**Stated exercise**:
Output the lines below exactly, please, from the first line until the line with "fig.patch.set_facecolor('white')", counting both.

((

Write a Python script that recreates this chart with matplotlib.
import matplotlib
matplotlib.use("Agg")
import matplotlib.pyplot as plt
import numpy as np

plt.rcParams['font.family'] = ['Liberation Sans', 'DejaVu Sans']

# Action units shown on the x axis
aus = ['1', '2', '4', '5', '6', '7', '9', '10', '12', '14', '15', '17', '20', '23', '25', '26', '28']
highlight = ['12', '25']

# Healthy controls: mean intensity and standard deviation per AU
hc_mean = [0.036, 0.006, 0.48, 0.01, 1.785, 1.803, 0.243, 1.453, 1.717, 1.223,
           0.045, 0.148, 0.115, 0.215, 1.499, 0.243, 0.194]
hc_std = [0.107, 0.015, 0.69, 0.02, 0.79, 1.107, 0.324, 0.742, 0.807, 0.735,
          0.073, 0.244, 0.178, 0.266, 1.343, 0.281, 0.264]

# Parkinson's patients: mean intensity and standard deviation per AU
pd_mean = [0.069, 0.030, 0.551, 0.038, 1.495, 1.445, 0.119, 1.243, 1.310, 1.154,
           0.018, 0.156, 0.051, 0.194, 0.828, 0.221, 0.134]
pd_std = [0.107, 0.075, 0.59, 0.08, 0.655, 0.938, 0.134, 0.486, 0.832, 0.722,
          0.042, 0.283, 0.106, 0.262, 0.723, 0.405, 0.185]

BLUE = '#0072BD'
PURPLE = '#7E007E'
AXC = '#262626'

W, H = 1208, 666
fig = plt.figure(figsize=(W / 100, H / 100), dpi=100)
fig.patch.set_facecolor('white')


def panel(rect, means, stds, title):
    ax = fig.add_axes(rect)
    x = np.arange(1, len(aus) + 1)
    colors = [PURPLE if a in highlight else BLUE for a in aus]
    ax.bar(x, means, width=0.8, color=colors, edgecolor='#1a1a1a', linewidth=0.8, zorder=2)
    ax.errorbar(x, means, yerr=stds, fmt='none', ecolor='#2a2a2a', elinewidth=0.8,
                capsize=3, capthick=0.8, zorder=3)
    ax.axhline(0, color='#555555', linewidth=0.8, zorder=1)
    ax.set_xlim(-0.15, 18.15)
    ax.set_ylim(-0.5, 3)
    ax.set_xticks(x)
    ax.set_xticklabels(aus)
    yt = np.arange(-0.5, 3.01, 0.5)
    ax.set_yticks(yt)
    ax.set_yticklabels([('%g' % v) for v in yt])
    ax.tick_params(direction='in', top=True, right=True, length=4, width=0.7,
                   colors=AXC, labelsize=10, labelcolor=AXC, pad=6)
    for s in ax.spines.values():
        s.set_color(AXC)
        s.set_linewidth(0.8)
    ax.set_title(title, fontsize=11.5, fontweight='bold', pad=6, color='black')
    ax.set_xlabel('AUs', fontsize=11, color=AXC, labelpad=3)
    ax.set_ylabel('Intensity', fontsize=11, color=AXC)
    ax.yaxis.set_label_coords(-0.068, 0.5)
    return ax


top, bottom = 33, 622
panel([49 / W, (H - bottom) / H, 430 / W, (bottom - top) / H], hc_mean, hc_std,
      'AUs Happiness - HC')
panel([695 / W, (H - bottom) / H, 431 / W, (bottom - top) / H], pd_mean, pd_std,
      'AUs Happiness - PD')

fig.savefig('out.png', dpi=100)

))

**Output for this exercise**:
Write a Python script that recreates this chart with matplotlib.
import matplotlib
matplotlib.use("Agg")
import matplotlib.pyplot as plt
import numpy as np

plt.rcParams['font.family'] = ['Liberation Sans', 'DejaVu Sans']

# Action units shown on the x axis
aus = ['1', '2', '4', '5', '6', '7', '9', '10', '12', '14', '15', '17', '20', '23', '25', '26', '28']
highlight = ['12', '25']

# Healthy controls: mean intensity and standard deviation per AU
hc_mean = [0.036, 0.006, 0.48, 0.01, 1.785, 1.803, 0.243, 1.453, 1.717, 1.223,
           0.045, 0.148, 0.115, 0.215, 1.499, 0.243, 0.194]
hc_std = [0.107, 0.015, 0.69, 0.02, 0.79, 1.107, 0.324, 0.742, 0.807, 0.735,
          0.073, 0.244, 0.178, 0.266, 1.343, 0.281, 0.264]

# Parkinson's patients: mean intensity and standard deviation per AU
pd_mean = [0.069, 0.030, 0.551, 0.038, 1.495, 1.445, 0.119, 1.243, 1.310, 1.154,
           0.018, 0.156, 0.051, 0.194, 0.828, 0.221, 0.134]
pd_std = [0.107, 0.075, 0.59, 0.08, 0.655, 0.938, 0.134, 0.486, 0.832, 0.722,
          0.042, 0.283, 0.106, 0.262, 0.723, 0.405, 0.185]

BLUE = '#0072BD'
PURPLE = '#7E007E'
AXC = '#262626'

W, H = 1208, 666
fig = plt.figure(figsize=(W / 100, H / 100), dpi=100)
fig.patch.set_facecolor('white')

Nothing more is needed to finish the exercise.